Building Library 3.0: Issues in Creating a Culture of Participation

David Mason (Victoria University of Wellington, Wellington, New Zealand)

The Electronic Library

ISSN: 0264-0473

Article publication date: 13 April 2010

859

Keywords

Citation

Mason, D. (2010), "Building Library 3.0: Issues in Creating a Culture of Participation", The Electronic Library, Vol. 28 No. 2, pp. 347-348. https://doi.org/10.1108/02640471011033710

Publisher

:

Emerald Group Publishing Limited

Copyright © 2010, Emerald Group Publishing Limited


It is commonly accepted that the information revolution has changed libraries forever. Over the last three decades the combination of personal computer, the Internet and online databases has transformed the information environment that libraries operate in. Libraries have mostly adapted to the new environment, but have done so in ways that reflect traditional library functions. As long as the internet was seen as a passive resource then libraries could continue their traditional functions of providing access, quality control and identifying resources for patrons. Evans likens that approach to treating the internet as just an online version of the card catalogue. In the world of Web 1.0 information was static, hard to find, restricted, sanitized.

Web 2.0 is totally different. Now patrons expect to be able to write comments to each other on the card catalogue, to add new cards themselves, to have multiple ways of sorting, storing and retrieving cards. They want natural language access. They want to be able to know which cards they looked at before, which cards their friends are using, which cards are good, they want to be able to tear bits off the cards and keep them, to extract their own card catalogue, and they want to mix emails and movies and songs in with the cards, and they want everything available 24 hours a day right in your hand. Few libraries come anywhere near addressing this.

Web 3.0 is even more chaotic. Patrons expect to be able to have their own writings included, automatically to combine material, to create their own unique repositories and to share these with others.

If libraries are to maintain their roles as the guardians of knowledge, as the first place to go for information, then the library is going to have become an integral part of the new library user's personal, personalized and interactive web space. The library has to be part of their social scene. This means embracing the new technologies and learning how to integrate them into the professional service.

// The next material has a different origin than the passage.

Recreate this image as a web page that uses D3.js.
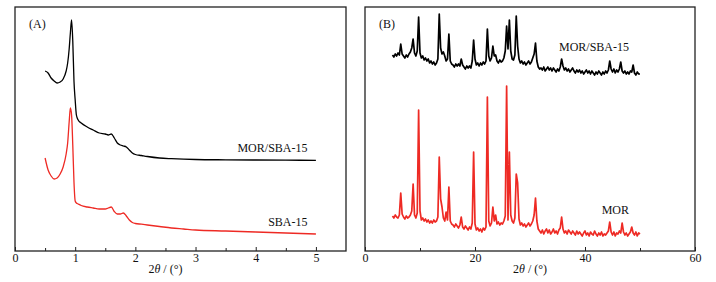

This book sets out to suggest how this can be done. It is deliberately called ‘Library 3.0’ to emphasis how things are changing and will continue to change. It starts with the flagship technology of Web 2.0, blogs. Blogs are the exact‐opposite of traditional libraries – they are colourful, noisy, free wheeling, opinionated, interactive, open, uncensored and free. Web 2.0 is a collection of ideas, rather than technologies. The main themes are participation, tagging and syndication. Syndication brings the web to the user. The challenge is to design a new library service around these principles. In Library 3.0 the library comes to the patron, it is proactive and interactive. The rest of the book describes the various technologies that can empower the library to do this.

The style of the book is to assume very little prior knowledge and shows the reader where to get free resources for hands‐on experience of each technology. The chapters outline the fundamental concepts behind the most popular applications on the social web, such as del.icio.us, Friendster, Facebook, MySpace, etc. There is a chapter on Second Life that considers what a library in a virtual world like Runescape might look like. It then discusses the effect of mobile web devices and some of the newest technologies such as QR code. Each technology is considered from the point of view of what it can do, and how libraries need to respond to them.

The argument of the book is not that these technologies and environments are good or bad, or even useful, but that they are how customers now experience their reality and that people now expect libraries to join them in this reality. This is a well‐written and thoughtful book that will challenge every library to reconsider its role in the ongoing information revolution.